Во время моей работы в системе контролируемого проживания у меня на попечении была девушка‑подросток с серьезной метамфетаминовой зависимостью и историей жестоких нападений. Место, где мы жили, быстро превратилось в хаос, и остальные жители уже не чувствовали себя в безопасности. Подростки употребляли метамфетамин (и продавали его) прямо в доме, взрослые незнакомые мужчины в любое время суток могли зайти на нашу территорию, полиция приезжала практически ежедневно, разъяренные соседи угрожали избить меня из‑за беспорядков в районе, а моя подопечная напала на меня и некоторых других людей в моем присутствии. Я была в ужасе.
Царил полный хаос, но, к счастью, никто серьезно не пострадал и не умер. Та девушка не умела принимать правильные жизненные решения, а также была реактивной и проблемной. Она справлялась с трудностями так, как умела. Винить нужно было службу защиты детей, которая сначала приняла неправильное решение о том, куда ее поместить, а затем проигнорировала нарастающий хаос, потому что так было проще (мне постоянно говорили «не провоцировать» ее, что можно было интерпретировать как «не устанавливай границ, потому что ее это злит»). Хотя со стороны может показаться благородным предоставить человеку возможность самостоятельной жизни, 16‑летний травмированный и пораженный наркотиками мозг не может с этим справиться и не способен к саморегуляции. Внешнее сдерживание и жесткие структуры необходимы, но они отсутствовали в системе контролируемого проживания с ее упором на независимость.
Практически полное отсутствие границ и ограничений для клиентов типично для службы защиты детей, из‑за чего молодым людям позволяют принимать ужасные решения. Они становятся жертвами опасных людей и еще больше увязают в болоте травм.

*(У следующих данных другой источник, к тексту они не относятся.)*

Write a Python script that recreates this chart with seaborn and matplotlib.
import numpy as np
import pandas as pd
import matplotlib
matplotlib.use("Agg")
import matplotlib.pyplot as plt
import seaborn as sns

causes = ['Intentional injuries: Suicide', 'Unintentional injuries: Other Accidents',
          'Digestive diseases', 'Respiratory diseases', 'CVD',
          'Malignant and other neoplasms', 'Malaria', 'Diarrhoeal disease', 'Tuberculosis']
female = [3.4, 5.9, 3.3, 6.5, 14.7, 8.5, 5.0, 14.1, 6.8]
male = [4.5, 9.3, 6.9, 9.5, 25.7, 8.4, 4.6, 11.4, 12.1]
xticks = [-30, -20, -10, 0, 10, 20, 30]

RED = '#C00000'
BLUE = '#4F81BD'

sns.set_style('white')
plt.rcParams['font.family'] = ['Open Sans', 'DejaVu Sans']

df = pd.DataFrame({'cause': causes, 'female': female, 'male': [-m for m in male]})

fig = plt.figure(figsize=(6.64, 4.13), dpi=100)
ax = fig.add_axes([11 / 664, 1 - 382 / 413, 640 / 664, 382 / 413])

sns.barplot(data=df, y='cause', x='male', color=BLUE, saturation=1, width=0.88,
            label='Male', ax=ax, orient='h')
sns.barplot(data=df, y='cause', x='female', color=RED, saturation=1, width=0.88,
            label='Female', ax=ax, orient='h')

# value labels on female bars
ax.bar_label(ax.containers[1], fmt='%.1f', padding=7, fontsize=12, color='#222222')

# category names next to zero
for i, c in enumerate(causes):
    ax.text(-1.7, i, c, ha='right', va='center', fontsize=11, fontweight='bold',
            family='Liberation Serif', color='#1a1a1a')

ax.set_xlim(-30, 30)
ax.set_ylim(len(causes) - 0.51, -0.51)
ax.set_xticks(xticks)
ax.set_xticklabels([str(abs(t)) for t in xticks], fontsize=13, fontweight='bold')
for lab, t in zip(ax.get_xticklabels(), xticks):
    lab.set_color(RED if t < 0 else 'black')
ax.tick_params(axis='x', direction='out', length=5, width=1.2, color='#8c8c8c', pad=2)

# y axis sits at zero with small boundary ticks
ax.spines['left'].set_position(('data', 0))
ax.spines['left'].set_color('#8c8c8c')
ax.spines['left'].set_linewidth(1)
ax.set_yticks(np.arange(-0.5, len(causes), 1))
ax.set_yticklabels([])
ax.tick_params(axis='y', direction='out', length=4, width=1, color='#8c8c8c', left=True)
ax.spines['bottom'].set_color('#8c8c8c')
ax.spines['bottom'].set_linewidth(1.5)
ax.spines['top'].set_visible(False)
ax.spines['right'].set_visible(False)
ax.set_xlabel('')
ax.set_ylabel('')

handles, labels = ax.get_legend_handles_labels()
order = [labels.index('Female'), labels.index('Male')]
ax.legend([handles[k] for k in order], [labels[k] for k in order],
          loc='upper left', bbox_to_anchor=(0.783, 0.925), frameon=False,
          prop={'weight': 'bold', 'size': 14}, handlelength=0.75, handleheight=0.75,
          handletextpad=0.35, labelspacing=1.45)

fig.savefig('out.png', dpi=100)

Работая в службе защиты детей, я часто видела, как 13‑летние подростки уходят из дома в середине ночи. Их часто забирали взрослые мужчины на автомобиле. Я не имела права препятствовать их выходу из дома, следить за ними или проверять их социальные сети/мобильные телефоны. Я могла лишь заявить об их исчезновении в полицию, где все устало вздыхали: иногда это было уже третье заявление о пропаже этого подростка за неделю. В большинстве случаев подростки возвращались. Иногда они приходили с полными карманами наркотиков и денег, а иногда рассказывали, что их обидели или изнасиловали. Это происходило каждую неделю, и в основе нашей заботы о наиболее опасных и травмированных подростках были повторяющиеся объявления о пропавших людях. Неудивительно, что многие из этих подростков оказываются в исправительных учреждениях для взрослых, как только они достигают совершеннолетия, а их дети попадают на попечение службы защиты детей. Я с ужасом наблюдаю за тем, как люди, которых я помню со времен своей работы в службе защиты детей, один за другим попадают во взрослую пенитенциарную систему.